I love the story of Jane Eyre more than life itself, which has never been much cop but, infuriatingly, I could not love this adaptation. I say ‘infuriating’ because what it does right it does very right. It is stunningly mounted, for example, with ferocious landscapes and howling winds and the sort of storms that split skies open. But what it does wrong is fatal, and the error is this: it just isn’t passionate or sexy enough. It is Jane Eyre with all the awful weather but minus the throb of erotic impulse. Jane and Rochester’s first kiss must, surely, be the most longed-for kiss in all of English literature — at last, a forbidden love expressed! — but when it happens here I did not feel a thing. I checked and double-checked but no, nothing. They might have been two strangers necking in a doorway. (Get a room!) I am still trying to figure out why and hope you will bear with me, even though it so rarely pays off.
Directed by Cary Fukunaga (Sin Nombre), with a bravely austere script by Moira Buffini, this begins not at the beginning but, quite cleverly, as Jane (Mia Wasikowska) is desperately fleeing Rochester (Michael Fassbender) and Thornfield across the rain-drenched moors, pursued by voices, to be eventually rescued by the Rivers family. How she reached this point is then told in flashback: flashbacks to her miserable childhood with that cruel aunt (Sally Hawkins), her years at that beastly Lowood School, and the death of her first and only friend, Helen, which is always a bummer, no matter how you brace yourself for it. I did feel this, actually, so it’s not as if I was having an entirely non-feeling kind of day.
Jane is 19, alone, and looking for somewhere to belong when she arrives at Thornfield to take up her position as governess to Rochester’s ward Adele. Thornfield is a happy place, full of light and laughter, or would be if only it weren’t so dark and gloomy and sombre and isolated, with gothic menace lurking in every creak, shadow and flicker of candlelight. I wouldn’t book it for a mini-break, if I were you. (Even your average Travelodge is more cheerful.) Mrs Fairfax is the housekeeper, as played by Judi Dench, the miraculous Judi Dench, who can somehow say all we need to know about her master’s long absences just by folding linen. (How does she do that? — how?)
Wasikowska, the Australian actress who, as Alice, was quite the best thing in Tim Burton’s pointless Alice in Wonderland, is no ‘plain Jane’ but she is pale and severe, and has the right ethereality. If only she weren’t so inert, pallid and expressionless. She does not take us to what Jane is feeling, and as the power of this story lies almost entirely within inner feelings, this is something of a blow.
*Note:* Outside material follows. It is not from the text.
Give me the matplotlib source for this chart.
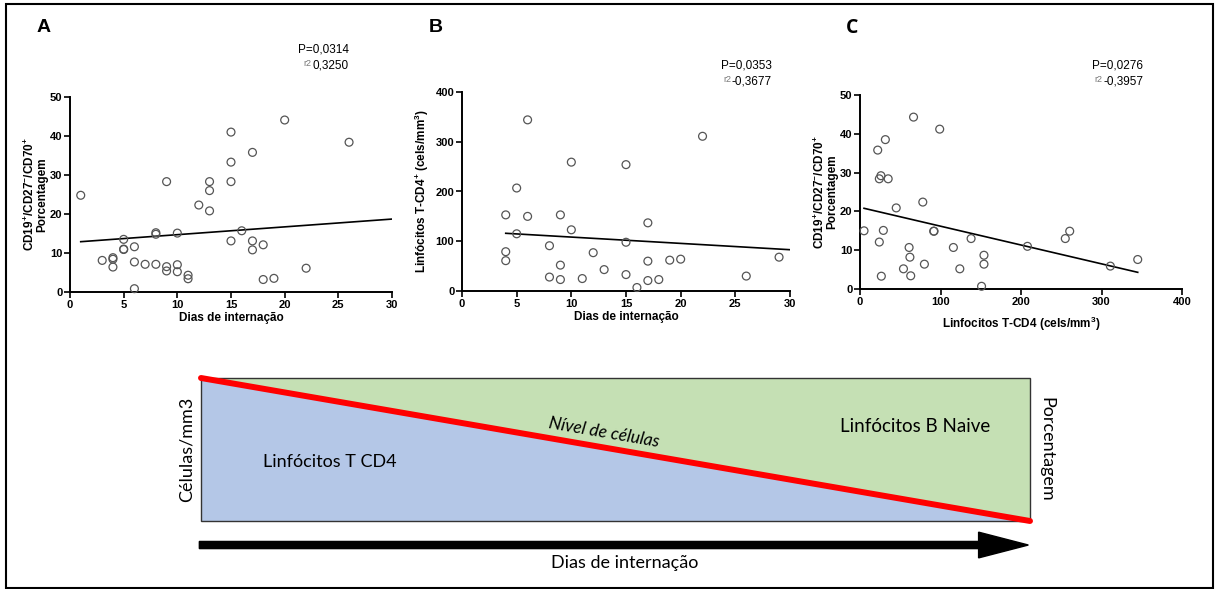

Fassbender as Rochester is hot, so hot that when he asks Jane if she finds him handsome and she says, ‘No, sir,’ you wonder if she ought to take a second look. He appears more powerfully Byronic than darkly troubled, and is also rather quick off the mark. Jane startles him off his horse and from then on he seems utterly captivated, even if she only has the one expression, which is a kind of level stare. It’s all rather hastily done, and this may be the problem. There is no smouldering build-up. It’s as if he is well used to ravishing governesses whenever they happen to truck up. At what point did she melt his icy heart? At what point did she realise he was the other half of her own soul? It’s so fast it’s not as if you are even given time to feel anything. (In all fairness, I should say that part of me can’t help comparing it to the BBC’s 2006 adaptation starring Toby Stephens and Ruth Wilson, which was so sublime, and so on fire, that when they kissed my knees turned to water.)
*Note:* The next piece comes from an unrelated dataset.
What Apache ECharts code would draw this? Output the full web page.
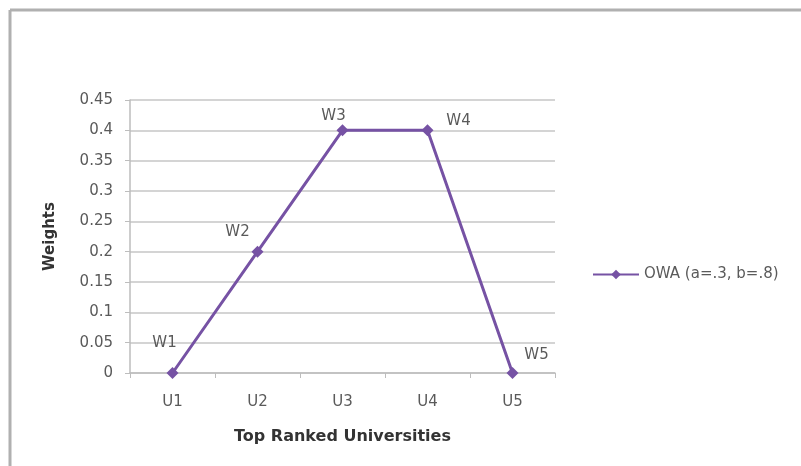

But the cinema is not TV, just as neither can ever be the book, and it would be stupid to think that they could. But I do wonder if Ms Buffini has made the wisest excisions. There is some humour in Jane Eyre, particularly with Jane’s teasing of Mr Rochester — his wild hair, if I recall rightly, is the source of much mirth to her — but the austerity of the script allows for none of this, making it all rather dry. And as for Mrs Rochester, she almost appears as an afterthought. There are no loud bangs or deranged laughs in the middle of the night. No high windows that are sometimes open and sometimes closed. No Grace Poole, even. Mrs Rochester comes and goes in a single, mad burst, so where is the tension? Nowhere, that’s where.
Look, this Jane Eyre is not a complete failure because, like I said, what it does right it does very right, and you can’t help but admire how painterly it is, and how desolate the moors. And although I didn’t feel it, I wasn’t exactly bored either. But I wanted to love it and found I could not. Dear reader, that’s just the way it is sometimes. Sorry.